Danllan
Member
- Location
- Sir Gar / Carms
True enough, but when I was child - 70s / 80s - their numbers were such that you'd have been hard put to be in any given area and not to have heard one. My understanding is that the decline in cuckoo numbers is probably down to the combination of three factors: host species habitat decline; climate change allowing host species to breed a little earlier, throwing the cuckoos out of sync'; Southern Europeans shooting them as they pass through on migration - I wondered why on Earth they would shoot cuckoos, but apparently they shoot swallows, warblers and everything else too.Just heard one singing well in south Shropshire as I have been gathering some fencing up,its not always that your in the right place at the right time,cuckoo that is
As a slight digression, but related to one's having to be in the 'right' place at the right time, only twice in my life have I been present when a tree has naturally (excluding storms) fallen down.

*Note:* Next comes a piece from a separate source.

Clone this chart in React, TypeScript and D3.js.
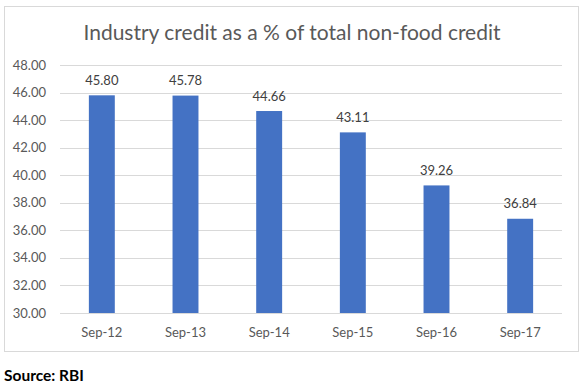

The first time in a friend's woodland in Herts in, I guess, the late 80s, when a very large beech went over about thirty yards away, without any clue to what was about to happen but, fortunately, falling away from me. The second time was on this place a couple of years ago, I had just come through a gate and, having closed it, was about to get back in the Kioti when I heard a very loud 'CRACK' and a fair sized [edit] ̶a̶s̶h̶ sycamore went over from a hedge about a hundred yards away. Both of these were in summertime.
Obviously trees fall down all over the place every day, I come across fallen ones here every few weeks or so, but if you aren't around you just can't see it.